Let's look at the definition of high frequency trading, how these trading systems work, their potential to make profits and how they can lead you to Forex trading success.

High Frequency Trading Explained

In the book High-Speed Traders, A.I. Bandits, and the Threat to the Global Financial System, by Scott Patterson he introduces the world of high frequency trading in the cover notes:

"A news-breaking account of the global stock market's subterranean battles, Dark Pools portrays the rise of the "bots"- artificially intelligent systems that execute trades in milliseconds and use the cover of darkness to out-maneuver the humans who've created them." (Scott Patterson)

The world of high frequency trading systems fascinates traders and they have a vision of complex algorithms which come into the market and execute there trading signals in the blink of an eye, trade big volumes and then bank out the market within seconds on minutes with huge profits – so is this the reality of high frequency trading?

High Frequency Trading – What Profits do these Systems Make?

The truth is actually very different to the myth that has been created around this trading method. Firstly its really day trading or scalping which is done very quickly and trades are held for a very short period of time.

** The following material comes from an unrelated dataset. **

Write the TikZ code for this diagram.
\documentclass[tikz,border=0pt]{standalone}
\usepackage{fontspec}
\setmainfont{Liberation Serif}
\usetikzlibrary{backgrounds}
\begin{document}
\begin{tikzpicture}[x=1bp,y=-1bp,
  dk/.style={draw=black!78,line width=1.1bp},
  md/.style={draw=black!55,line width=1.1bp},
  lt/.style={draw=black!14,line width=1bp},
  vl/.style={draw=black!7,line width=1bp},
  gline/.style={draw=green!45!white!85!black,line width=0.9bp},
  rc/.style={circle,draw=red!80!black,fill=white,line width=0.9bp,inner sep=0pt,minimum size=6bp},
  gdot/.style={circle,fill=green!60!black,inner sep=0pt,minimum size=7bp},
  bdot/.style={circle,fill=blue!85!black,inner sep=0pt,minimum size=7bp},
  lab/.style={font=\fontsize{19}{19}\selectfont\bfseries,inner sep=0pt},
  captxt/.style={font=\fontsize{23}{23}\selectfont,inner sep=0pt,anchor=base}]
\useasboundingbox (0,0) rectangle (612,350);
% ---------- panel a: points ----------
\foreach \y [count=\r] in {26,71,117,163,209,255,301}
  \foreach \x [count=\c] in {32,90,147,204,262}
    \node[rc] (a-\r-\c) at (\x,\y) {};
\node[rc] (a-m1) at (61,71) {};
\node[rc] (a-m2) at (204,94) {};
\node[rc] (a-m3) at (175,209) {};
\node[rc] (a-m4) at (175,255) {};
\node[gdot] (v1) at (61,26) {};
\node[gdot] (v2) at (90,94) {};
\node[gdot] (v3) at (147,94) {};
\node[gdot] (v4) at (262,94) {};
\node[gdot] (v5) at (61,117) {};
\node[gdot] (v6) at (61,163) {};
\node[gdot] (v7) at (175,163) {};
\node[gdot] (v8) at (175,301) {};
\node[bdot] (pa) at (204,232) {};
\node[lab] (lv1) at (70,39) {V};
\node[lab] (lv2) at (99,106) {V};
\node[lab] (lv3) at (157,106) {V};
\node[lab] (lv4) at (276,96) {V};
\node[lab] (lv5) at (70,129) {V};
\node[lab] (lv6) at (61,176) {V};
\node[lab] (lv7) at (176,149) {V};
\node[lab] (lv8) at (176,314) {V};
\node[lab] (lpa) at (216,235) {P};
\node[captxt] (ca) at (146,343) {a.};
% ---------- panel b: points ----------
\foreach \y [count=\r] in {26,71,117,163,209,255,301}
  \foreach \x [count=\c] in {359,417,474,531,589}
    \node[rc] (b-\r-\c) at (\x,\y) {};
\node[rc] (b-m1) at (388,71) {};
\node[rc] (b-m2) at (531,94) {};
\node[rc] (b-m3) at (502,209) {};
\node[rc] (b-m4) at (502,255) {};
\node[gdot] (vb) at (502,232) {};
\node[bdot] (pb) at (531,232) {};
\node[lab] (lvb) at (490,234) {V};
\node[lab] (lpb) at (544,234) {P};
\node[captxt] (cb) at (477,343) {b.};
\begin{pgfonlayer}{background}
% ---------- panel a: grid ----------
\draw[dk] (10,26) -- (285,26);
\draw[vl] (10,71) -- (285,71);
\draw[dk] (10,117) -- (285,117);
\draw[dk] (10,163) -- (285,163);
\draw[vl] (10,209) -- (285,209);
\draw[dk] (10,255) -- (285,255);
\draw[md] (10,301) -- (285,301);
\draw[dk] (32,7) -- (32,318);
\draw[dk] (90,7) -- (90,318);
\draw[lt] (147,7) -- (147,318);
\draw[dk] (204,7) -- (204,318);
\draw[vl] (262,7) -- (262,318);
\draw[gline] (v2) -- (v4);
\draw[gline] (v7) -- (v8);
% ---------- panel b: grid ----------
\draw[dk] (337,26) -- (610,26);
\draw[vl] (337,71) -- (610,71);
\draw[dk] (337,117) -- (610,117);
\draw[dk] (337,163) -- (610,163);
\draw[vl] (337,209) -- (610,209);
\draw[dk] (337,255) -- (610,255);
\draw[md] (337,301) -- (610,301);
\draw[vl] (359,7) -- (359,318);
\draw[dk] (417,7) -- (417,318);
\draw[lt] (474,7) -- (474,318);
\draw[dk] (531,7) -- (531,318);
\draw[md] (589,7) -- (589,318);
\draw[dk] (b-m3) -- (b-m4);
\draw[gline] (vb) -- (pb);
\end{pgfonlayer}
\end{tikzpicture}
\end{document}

The idea of being able to predict forex prices in short time spans is something which obsesses traders and they think High Frequency trading technology can do it. Traders are in awe of systems which use fuzzy logic, artificial intelligence, neural networks and can execute a trading system in a millisecond and think, these systems are going in and out the market all day, snatching small profits which mount up to a huge problem over time – that's the view of most traders but it's not the truth.

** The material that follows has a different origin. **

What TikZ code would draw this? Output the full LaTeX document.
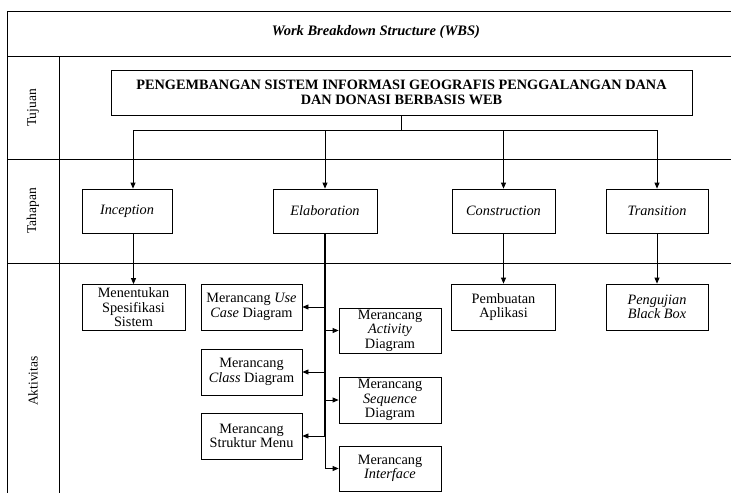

The problem is trading currencies, in very short time spans is doomed to failure due to the shorter the time period traded the more random the price action. Most of these systems are run by big banks, Hedge funds or discretionary fund managers.

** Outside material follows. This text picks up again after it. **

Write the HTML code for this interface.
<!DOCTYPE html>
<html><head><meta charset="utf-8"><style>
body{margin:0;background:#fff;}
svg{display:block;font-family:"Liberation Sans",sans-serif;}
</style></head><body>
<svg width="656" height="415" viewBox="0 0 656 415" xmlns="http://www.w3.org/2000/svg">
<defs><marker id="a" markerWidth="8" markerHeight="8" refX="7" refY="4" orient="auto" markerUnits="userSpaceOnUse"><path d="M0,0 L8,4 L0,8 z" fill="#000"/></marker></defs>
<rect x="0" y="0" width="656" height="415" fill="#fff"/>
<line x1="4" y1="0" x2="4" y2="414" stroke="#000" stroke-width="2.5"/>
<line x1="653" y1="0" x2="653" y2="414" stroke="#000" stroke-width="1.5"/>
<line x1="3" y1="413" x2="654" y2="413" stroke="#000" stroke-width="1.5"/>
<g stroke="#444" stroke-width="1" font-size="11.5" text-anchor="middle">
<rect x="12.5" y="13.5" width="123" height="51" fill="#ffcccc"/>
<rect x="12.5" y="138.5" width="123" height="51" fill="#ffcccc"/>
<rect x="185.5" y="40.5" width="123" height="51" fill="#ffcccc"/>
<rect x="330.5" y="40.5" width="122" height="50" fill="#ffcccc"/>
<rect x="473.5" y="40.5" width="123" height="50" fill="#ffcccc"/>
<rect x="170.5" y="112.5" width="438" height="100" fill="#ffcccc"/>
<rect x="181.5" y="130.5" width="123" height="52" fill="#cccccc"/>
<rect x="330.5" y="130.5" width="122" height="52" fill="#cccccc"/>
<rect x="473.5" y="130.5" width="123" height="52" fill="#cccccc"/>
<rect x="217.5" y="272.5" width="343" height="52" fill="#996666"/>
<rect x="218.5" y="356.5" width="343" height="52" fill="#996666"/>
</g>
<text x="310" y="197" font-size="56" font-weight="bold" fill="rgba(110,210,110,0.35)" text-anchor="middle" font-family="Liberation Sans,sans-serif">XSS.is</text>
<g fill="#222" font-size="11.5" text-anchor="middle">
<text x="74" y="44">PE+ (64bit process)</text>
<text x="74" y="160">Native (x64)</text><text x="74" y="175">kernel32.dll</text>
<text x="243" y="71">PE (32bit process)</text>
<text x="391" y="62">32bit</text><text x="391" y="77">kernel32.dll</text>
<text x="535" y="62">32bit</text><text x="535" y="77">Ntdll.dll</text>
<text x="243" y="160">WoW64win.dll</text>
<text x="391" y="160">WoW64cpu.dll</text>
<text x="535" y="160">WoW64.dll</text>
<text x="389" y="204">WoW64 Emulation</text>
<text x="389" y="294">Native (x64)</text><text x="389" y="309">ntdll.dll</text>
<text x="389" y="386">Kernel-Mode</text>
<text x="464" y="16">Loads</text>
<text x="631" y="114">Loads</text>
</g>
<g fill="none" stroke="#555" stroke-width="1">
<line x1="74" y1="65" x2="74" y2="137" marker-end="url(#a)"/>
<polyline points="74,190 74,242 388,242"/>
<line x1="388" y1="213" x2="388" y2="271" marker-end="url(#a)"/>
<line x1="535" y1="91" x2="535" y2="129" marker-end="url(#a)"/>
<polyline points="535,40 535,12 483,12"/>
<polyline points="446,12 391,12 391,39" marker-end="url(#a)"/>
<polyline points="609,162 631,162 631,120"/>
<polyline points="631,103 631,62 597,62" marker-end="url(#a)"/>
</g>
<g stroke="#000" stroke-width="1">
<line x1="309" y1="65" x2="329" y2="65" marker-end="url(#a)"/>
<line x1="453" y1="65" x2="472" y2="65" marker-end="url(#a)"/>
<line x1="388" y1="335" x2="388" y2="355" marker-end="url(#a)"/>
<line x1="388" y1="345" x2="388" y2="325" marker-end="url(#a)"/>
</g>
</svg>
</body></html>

They create the myth of automated trading systems, being complex and being able to beat the market but the truth is – they don't. All these algo systems do is make money, for the people trading them in commission, not in profits on the trading account. Lets take some of the biggest users of these algorithmic trading systems – Hedge funds and see how much money they make with them:

"Shocking but true: if all the money that's ever been invested in hedge funds had been in treasury bills, the results would have been twice as good" (Simon Lack the Hedge Fund Mirage)

So these complex, algo trading systems are very clever but they don't produce results. There really just tapping into the public perception of technology beating the market but its a human market which is unpredictable and it will never be beaten. Fact is the same number of traders lose in today's Forex markets as they did 30 or 50 years ago. I would also bet, the same number of traders will lose in the future. So if you use a simple trading system, you will beat these algo trading systems.

If you use a simple trading system and focus on long term trends, rather than the short term market noise, you will make money and beat complex High Frequency Trading Systems so you can beat the majority of the big dogs easily and the facts of their performance proves it – you only need to make 10% per year and you will have beaten these so called professionals.

Impact on Volatility

With the growth of Internet currency trading we have seen a huge rise in algorithmic trading methods and traders, using short term trading strategies and they don't make profits but what they do is create huge volatility. The markets today tend to be more volatile than they were just 30 years ago and this means that currency trends are not as smooth as they once were.

This increase in volatility means that any trader who wants to make money needs to focus on the trends and have their money management parameters set so their stop loss is close enough to protect their equity but also outside of the market noise and this in my view is one of the major challenges of trading currency markets for profit.

Final Words

Do not be taken in by the myth, High Frequency Trading Systems are just another name for a scalping or day trading system and they don't make money. The public has an obsession with technology and beating the market but they never will. The currency markets are human and the same percentage of traders, will always win and the same number will lose.

If you want to learn how to trade Forex markets forget about these complex automated trading systems which trade short term and focus on using a simple system which is long term trend following by nature and you will enjoy Forex trading success, while High Frequency Traders lose.